Sunday, July 4, 2021

There is No Opposition ‘Systemic’ or ‘Extra-Systemic’ in Russia Today, Inozemtsev Says

Paul Goble

            Staunton, June 30 – The first half of 2021 has been far more significant for the political development of Russia than all of 2020 despite the wealth of events including the adoption of amendments to the constitution, the change in prime ministers, and the attempted poisoning of Aleksey Navalny, Vladislav Inozemtsev says.

            That is because so far this year, the Russian economist and commentator says, the Kremlin has managed to crush the “extra-systemic” political opposition movements and fundamentally changed even the role and prospect of the “systemic” parties (novayagazeta.ru/articles/2021/06/30/konchina-rossiiskoi-oppozitsii).

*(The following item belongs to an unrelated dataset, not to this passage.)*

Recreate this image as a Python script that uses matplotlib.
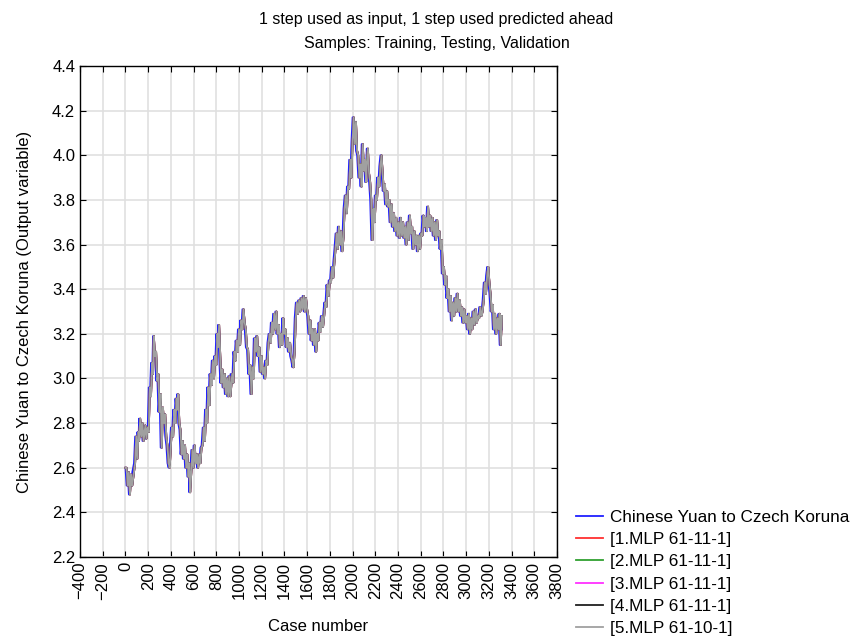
import numpy as np
import matplotlib
matplotlib.use("Agg")
import matplotlib.pyplot as plt

plt.rcParams['font.family'] = ['Liberation Sans', 'DejaVu Sans']

case_no = [0, 10, 20, 30, 40, 50, 60, 75, 85, 95, 105, 115, 120, 130, 140, 150, 160, 175, 185, 195,
           205, 215, 225, 235, 243, 250, 260, 270, 280, 290, 300, 310, 320, 330, 340, 350, 360, 370, 380, 390,
           400, 410, 420, 430, 440, 450, 455, 465, 475, 485, 495, 505, 515, 525, 535, 545, 555, 562, 570, 580,
           590, 600, 610, 620, 630, 640, 650, 660, 670, 680, 690, 700, 710, 720, 730, 740, 750, 760, 770, 780,
           790, 800, 810, 815, 825, 835, 845, 855, 865, 875, 885, 895, 905, 915, 925, 940, 950, 960, 970, 980,
           990, 1000, 1010, 1020, 1030, 1040, 1050, 1060, 1070, 1080, 1090, 1100, 1110, 1120, 1130, 1140, 1150, 1160, 1170, 1180,
           1190, 1200, 1210, 1220, 1230, 1240, 1250, 1260, 1270, 1280, 1290, 1300, 1310, 1320, 1330, 1340, 1350, 1360, 1370, 1380,
           1390, 1400, 1410, 1420, 1430, 1440, 1450, 1460, 1470, 1480, 1490, 1500, 1510, 1520, 1530, 1540, 1550, 1560, 1570, 1580,
           1590, 1600, 1610, 1620, 1630, 1640, 1650, 1660, 1670, 1680, 1690, 1700, 1710, 1720, 1730, 1740, 1750, 1760, 1770, 1780,
           1790, 1800, 1810, 1820, 1830, 1840, 1850, 1860, 1870, 1880, 1890, 1900, 1910, 1920, 1930, 1940, 1950, 1960, 1970, 1980,
           1990, 2000, 2010, 2020, 2030, 2040, 2050, 2060, 2070, 2080, 2090, 2100, 2110, 2120, 2125, 2135, 2145, 2155, 2165, 2175,
           2185, 2195, 2205, 2215, 2225, 2235, 2245, 2255, 2265, 2275, 2285, 2295, 2305, 2315, 2325, 2335, 2345, 2355, 2365, 2375,
           2385, 2395, 2405, 2415, 2425, 2435, 2445, 2455, 2465, 2475, 2485, 2495, 2505, 2515, 2525, 2535, 2545, 2555, 2565, 2575,
           2585, 2595, 2605, 2615, 2625, 2635, 2645, 2655, 2665, 2675, 2685, 2695, 2705, 2715, 2725, 2735, 2745, 2755, 2765, 2775,
           2785, 2795, 2805, 2815, 2825, 2835, 2845, 2855, 2865, 2875, 2885, 2895, 2905, 2915, 2925, 2935, 2945, 2955, 2965, 2975,
           2985, 2995, 3005, 3015, 3025, 3035, 3045, 3055, 3065, 3075, 3085, 3095, 3105, 3115, 3125, 3135, 3145, 3155, 3165, 3175,
           3185, 3195, 3205, 3215, 3225, 3235, 3245, 3255, 3265, 3275, 3285, 3295, 3305, 3315]

observed = [2.60, 2.52, 2.58, 2.48, 2.57, 2.52, 2.58, 2.62, 2.74, 2.64, 2.76, 2.72, 2.82, 2.74, 2.80, 2.72, 2.79, 2.73, 2.78, 2.76,
            2.96, 2.92, 3.07, 3.02, 3.19, 3.10, 3.12, 2.99, 3.02, 2.85, 2.93, 2.69, 2.87, 2.80, 2.84, 2.74, 2.70, 2.62, 2.60, 2.70,
            2.78, 2.74, 2.86, 2.80, 2.91, 2.86, 2.93, 2.80, 2.77, 2.66, 2.72, 2.64, 2.70, 2.60, 2.66, 2.56, 2.62, 2.49, 2.58, 2.68,
            2.60, 2.70, 2.62, 2.66, 2.60, 2.66, 2.62, 2.69, 2.70, 2.78, 2.72, 2.86, 2.80, 2.96, 2.88, 3.02, 2.97, 3.08, 3.00, 3.10,
            3.06, 3.20, 3.14, 3.24, 3.10, 2.98, 3.04, 2.96, 3.02, 2.93, 3.00, 2.92, 3.01, 2.92, 3.02, 2.98, 3.12, 3.08, 3.17, 3.12,
            3.22, 3.15, 3.26, 3.22, 3.31, 3.25, 3.22, 3.14, 3.13, 3.02, 3.06, 2.93, 3.05, 3.00, 3.18, 3.12, 3.19, 3.10, 3.14, 3.03,
            3.10, 3.02, 3.05, 3.00, 3.08, 3.06, 3.16, 3.20, 3.16, 3.25, 3.20, 3.29, 3.22, 3.30, 3.20, 3.24, 3.14, 3.20, 3.15, 3.27,
            3.20, 3.22, 3.14, 3.18, 3.12, 3.16, 3.10, 3.08, 3.05, 3.12, 3.27, 3.34, 3.29, 3.35, 3.30, 3.36, 3.31, 3.37, 3.30, 3.36,
            3.31, 3.28, 3.20, 3.26, 3.17, 3.22, 3.15, 3.22, 3.12, 3.20, 3.17, 3.25, 3.21, 3.28, 3.23, 3.28, 3.34, 3.32, 3.42, 3.37,
            3.44, 3.43, 3.50, 3.45, 3.52, 3.58, 3.65, 3.58, 3.68, 3.60, 3.66, 3.57, 3.63, 3.76, 3.82, 3.74, 3.86, 3.85, 3.98, 3.90,
            4.06, 4.17, 4.05, 4.15, 4.02, 4.00, 3.90, 3.96, 3.86, 4.05, 3.93, 3.98, 3.88, 3.96, 4.03, 3.92, 3.88, 3.80, 3.62, 3.76,
            3.70, 3.82, 3.80, 3.90, 3.86, 3.95, 4.00, 3.92, 3.84, 3.87, 3.78, 3.84, 3.77, 3.80, 3.70, 3.78, 3.68, 3.74, 3.66, 3.72,
            3.64, 3.70, 3.63, 3.72, 3.64, 3.70, 3.63, 3.68, 3.60, 3.70, 3.62, 3.73, 3.65, 3.68, 3.58, 3.66, 3.60, 3.64, 3.57, 3.64,
            3.58, 3.65, 3.64, 3.73, 3.68, 3.72, 3.66, 3.77, 3.68, 3.73, 3.66, 3.72, 3.64, 3.70, 3.62, 3.71, 3.64, 3.66, 3.58, 3.62,
            3.47, 3.50, 3.42, 3.46, 3.36, 3.40, 3.30, 3.37, 3.26, 3.34, 3.28, 3.36, 3.30, 3.38, 3.30, 3.35, 3.28, 3.32, 3.25, 3.31,
            3.25, 3.28, 3.22, 3.29, 3.20, 3.27, 3.22, 3.30, 3.24, 3.31, 3.25, 3.28, 3.27, 3.32, 3.28, 3.30, 3.35, 3.43, 3.38, 3.46,
            3.50, 3.43, 3.38, 3.30, 3.33, 3.22, 3.29, 3.20, 3.27, 3.22, 3.29, 3.15, 3.28, 3.22]

labels = ["Chinese Yuan to Czech Koruna", "[1.MLP 61-11-1]", "[2.MLP 61-11-1]",
          "[3.MLP 61-11-1]", "[4.MLP 61-11-1]", "[5.MLP 61-10-1]"]
colors = ["#2020ff", "#ff3030", "#30a030", "#ff30ff", "#202020", "#a0a0a0"]

case_no = np.array(case_no)
observed = np.array(observed)
# one-step-ahead predictions follow the previous observed value
predicted = np.concatenate([observed[:1], observed[:-1]])

fig = plt.figure(figsize=(8.56, 6.39), dpi=100)
ax = fig.add_axes([0.0935, 0.1283, 0.5572, 0.7684])

ax.plot(case_no, observed, color=colors[0], lw=1.3, label=labels[0])
for i in range(1, 6):
    ax.plot(case_no, predicted, color=colors[i], lw=1.3, label=labels[i])

ax.set_xlim(-400, 3800)
ax.set_ylim(2.2, 4.4)
ax.set_xticks(np.arange(-400, 3801, 200))
ax.set_yticks(np.arange(2.2, 4.41, 0.2))
ax.set_yticklabels(["%.1f" % v for v in np.arange(2.2, 4.41, 0.2)])
ax.tick_params(axis='x', rotation=90)
ax.tick_params(direction='in', top=True, right=True, labelsize=12, length=4)
ax.grid(True, color='#e0e0e0', lw=1.2)
ax.set_axisbelow(True)
for s in ax.spines.values():
    s.set_color('black')
    s.set_linewidth(1.0)

ax.set_xlabel("Case number", fontsize=12, labelpad=14)
ax.set_ylabel("Chinese Yuan to Czech Koruna (Output variable)", fontsize=12, labelpad=14)

fig.text(0.51, 0.970, "1 step used as input, 1 step used predicted ahead", ha='center', va='center', fontsize=11.5)
fig.text(0.51, 0.932, "Samples: Training, Testing, Validation", ha='center', va='center', fontsize=11.5)

fig.legend(loc='lower left', bbox_to_anchor=(0.665, -0.006), frameon=False, fontsize=12.3,
           handlelength=1.6, handletextpad=0.4, labelspacing=0.42, borderaxespad=0)

fig.savefig("out.png", dpi=100)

            In the last six months, there has been an all-embracing “purge” of the extra-systemic opposition by means of laws about foreign agents which limit their participation in elections, the prohibition of public enlightenment activities, and the expansion of the definition of the law on extremism which permits the powers to exclude seven to nine million people from voting.

            The Kremlin wants everyone to accept that all this is occurring “within a legal framework,” Inozemtsev says; “but it is clear that law today reflects no more than the desires of the authorities at any particular time.” And what has happened means that “the opposition can no longer be called that” since it presupposes actions those so-called can’t take.

            Opposition parties by definition, he points out, have opportunities to promote themselves and in time transform themselves into the ruling party.” But in Putin’s Russia, “such a prospect is completely excluded.” Russia has returned to where it was in Soviet times, where people who did not agree were not opposition figures but dissidents with only a small range of bad choices.

            At the same time this has been going on, Inozemtsev says, tehre have been “serious changes in the ‘systemic’ opposition as well.” The leaders of the KPRF and the LDPR will be over 80 in 2024, and the head of the Just Russia party almost certainly will be shifted to the Federation Council “within the presidential quota.”

            The KPRF hasn’t transformed itself into a genuine social democratic party and instead has become in many ways a pensioners’ party which plays to their memories of Soviet times and acts like a branch of United Russia in that respect. The Just Russia Party has degenerated into Prilepin’s party and will play little role at all.

            And the LDPR of Vladimir Zhirinovsky has been reduced to a scandal-plagued clownade in which he and his family members distinguish themselves only by outrageous statements and corrupt actions. There is little reason to expect anything else in the near term, the Russian commentator says.

            One way or another, he continues, “the ‘systemic’ opposition also has ceased to be an opposition, although in its case this has been a completely voluntary shift. The big difference is that while the “extra-systemic” groups have been reduced to the status of dissidents, the “systemic” ones have become a chorus for the ruling party.”

            As a result, “there remains in Russia one party and several spoilers,” in some ways like the former USSR but in fact much closer to the GDR which is closer to Putin’s heart.  And thus, the September 19 vote will be not an election but about the appointment of 450 statists who imitate legislative activity in the interests of the Kremlin.”

            The question remains: “will the country begin to change even under these circumstances?”

            Without feedback mechanisms, Inozemtsev says, “only two options are possible: either the enlightenment of the political elite in the form of a tragedy as in 1985-1990 or in the form of a face as in 2009-2011, or an unexpected collapse of the entire structure during the notorious ‘transit,’ whenever that happens.”

            We don’t know which it will be, Inozemtsev says; “but we can assert with confidence that with the end of the Russian opposition, something we have witnessed in this year, any less dramatic variants of development should be completely excluded.”